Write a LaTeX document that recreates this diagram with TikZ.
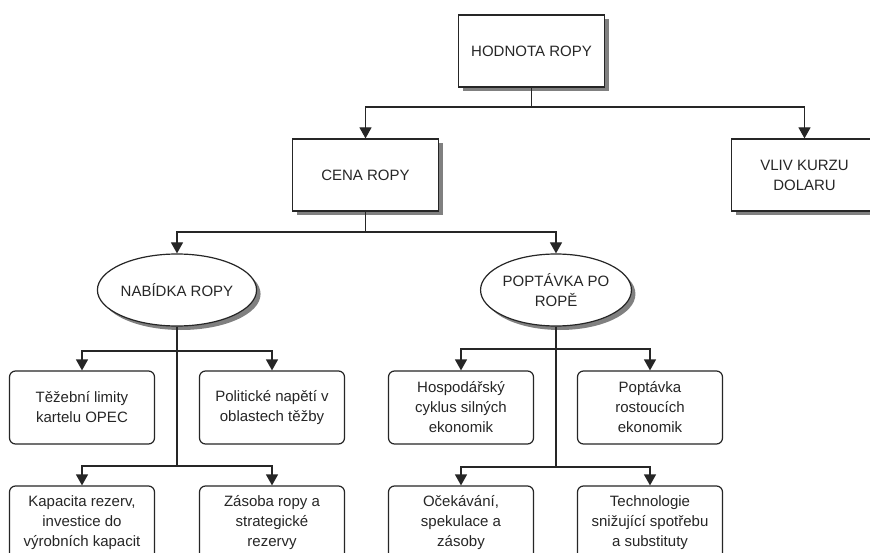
\documentclass[tikz,border=0pt]{standalone}
\usepackage{fontspec}
\setmainfont{Liberation Sans}
\usetikzlibrary{shapes.geometric,shadows,arrows.meta}
\begin{document}
\begin{tikzpicture}[x=1pt,y=-1pt,
  every node/.style={font=\fontsize{15}{20}\selectfont, align=center, line width=1.2pt, text=black!85},
  shad/.style={drop shadow={shadow xshift=4pt, shadow yshift=-4pt, fill=black!50, opacity=1}},
  mainbox/.style={rectangle, draw=black!85, fill=white, shad, minimum width=146pt, minimum height=72pt},
  ellip/.style={ellipse, draw=black!85, fill=white, shad, minimum width=147pt, minimum height=72pt, inner sep=0pt},
  leaf/.style={rectangle, rounded corners=6pt, draw=black!85, fill=white, minimum width=145pt, minimum height=73pt, inner sep=2pt},
  conn/.style={line width=1.2pt, draw=black!85},
  arr/.style={conn, -{Triangle[width=12pt,length=11pt]}}
]
\useasboundingbox (0,0) rectangle (870,553);
\clip (0,0) rectangle (870,553);
\fill[white] (0,0) rectangle (870,553);

\node[mainbox] (h) at (531.5,51) {HODNOTA ROPY};
\node[mainbox] (c) at (365.5,175) {CENA ROPY};
\node[mainbox] (v) at (804.5,175) {VLIV KURZU\\DOLARU};

\node[ellip] (n) at (177,290) {NABÍDKA ROPY};
\node[ellip] (p) at (556,290) {POPTÁVKA PO\\ROPĚ};

\node[leaf] (l1) at (82,407.5) {Těžební limity\\kartelu OPEC};
\node[leaf] (l2) at (272,407.5) {Politické napětí v\\oblastech těžby};
\node[leaf] (l3) at (82,522.5) {Kapacita rezerv,\\investice do\\výrobních kapacit};
\node[leaf] (l4) at (272,522.5) {Zásoba ropy a\\strategické\\rezervy};

\node[leaf] (r1) at (461,407.5) {Hospodářský\\cyklus silných\\ekonomik};
\node[leaf] (r2) at (650,407.5) {Poptávka\\rostoucích\\ekonomik};
\node[leaf] (r3) at (461,522.5) {Očekávání,\\spekulace a\\zásoby};
\node[leaf] (r4) at (650,522.5) {Technologie\\snižující spotřebu\\a substituty};

\coordinate (jh) at (531.5,107);
\coordinate (jc) at (365.5,232);
\coordinate (jn1) at (177,351);
\coordinate (jn2) at (177,466);
\coordinate (jp1) at (556,349);
\coordinate (jp2) at (556,467);

\draw[conn] (h.south) -- (jh);
\draw[arr] (jh) -| (c.north);
\draw[arr] (jh) -| (v.north);

\draw[conn] (c.south) -- (jc);
\draw[arr] (jc) -| (n.north);
\draw[arr] (jc) -| (p.north);

\draw[conn] (n.south) -- (jn2);
\draw[arr] (jn1) -| (l1.north);
\draw[arr] (jn1) -| (l2.north);
\draw[arr] (jn2) -| (l3.north);
\draw[arr] (jn2) -| (l4.north);

\draw[conn] (p.south) -- (jp2);
\draw[arr] (jp1) -| (r1.north);
\draw[arr] (jp1) -| (r2.north);
\draw[arr] (jp2) -| (r3.north);
\draw[arr] (jp2) -| (r4.north);
\end{tikzpicture}
\end{document}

__________________________________________________

Omit the pictures and reproduce the listing exactly.

REPLY:
Write a LaTeX document that recreates this diagram with TikZ.
\documentclass[tikz,border=0pt]{standalone}
\usepackage{fontspec}
\setmainfont{Liberation Sans}
\usetikzlibrary{shapes.geometric,shadows,arrows.meta}
\begin{document}
\begin{tikzpicture}[x=1pt,y=-1pt,
  every node/.style={font=\fontsize{15}{20}\selectfont, align=center, line width=1.2pt, text=black!85},
  shad/.style={drop shadow={shadow xshift=4pt, shadow yshift=-4pt, fill=black!50, opacity=1}},
  mainbox/.style={rectangle, draw=black!85, fill=white, shad, minimum width=146pt, minimum height=72pt},
  ellip/.style={ellipse, draw=black!85, fill=white, shad, minimum width=147pt, minimum height=72pt, inner sep=0pt},
  leaf/.style={rectangle, rounded corners=6pt, draw=black!85, fill=white, minimum width=145pt, minimum height=73pt, inner sep=2pt},
  conn/.style={line width=1.2pt, draw=black!85},
  arr/.style={conn, -{Triangle[width=12pt,length=11pt]}}
]
\useasboundingbox (0,0) rectangle (870,553);
\clip (0,0) rectangle (870,553);
\fill[white] (0,0) rectangle (870,553);

\node[mainbox] (h) at (531.5,51) {HODNOTA ROPY};
\node[mainbox] (c) at (365.5,175) {CENA ROPY};
\node[mainbox] (v) at (804.5,175) {VLIV KURZU\\DOLARU};

\node[ellip] (n) at (177,290) {NABÍDKA ROPY};
\node[ellip] (p) at (556,290) {POPTÁVKA PO\\ROPĚ};

\node[leaf] (l1) at (82,407.5) {Těžební limity\\kartelu OPEC};
\node[leaf] (l2) at (272,407.5) {Politické napětí v\\oblastech těžby};
\node[leaf] (l3) at (82,522.5) {Kapacita rezerv,\\investice do\\výrobních kapacit};
\node[leaf] (l4) at (272,522.5) {Zásoba ropy a\\strategické\\rezervy};

\node[leaf] (r1) at (461,407.5) {Hospodářský\\cyklus silných\\ekonomik};
\node[leaf] (r2) at (650,407.5) {Poptávka\\rostoucích\\ekonomik};
\node[leaf] (r3) at (461,522.5) {Očekávání,\\spekulace a\\zásoby};
\node[leaf] (r4) at (650,522.5) {Technologie\\snižující spotřebu\\a substituty};

\coordinate (jh) at (531.5,107);
\coordinate (jc) at (365.5,232);
\coordinate (jn1) at (177,351);
\coordinate (jn2) at (177,466);
\coordinate (jp1) at (556,349);
\coordinate (jp2) at (556,467);

\draw[conn] (h.south) -- (jh);
\draw[arr] (jh) -| (c.north);
\draw[arr] (jh) -| (v.north);

\draw[conn] (c.south) -- (jc);
\draw[arr] (jc) -| (n.north);
\draw[arr] (jc) -| (p.north);

\draw[conn] (n.south) -- (jn2);
\draw[arr] (jn1) -| (l1.north);
\draw[arr] (jn1) -| (l2.north);
\draw[arr] (jn2) -| (l3.north);
\draw[arr] (jn2) -| (l4.north);

\draw[conn] (p.south) -- (jp2);
\draw[arr] (jp1) -| (r1.north);
\draw[arr] (jp1) -| (r2.north);
\draw[arr] (jp2) -| (r3.north);
\draw[arr] (jp2) -| (r4.north);
\end{tikzpicture}
\end{document}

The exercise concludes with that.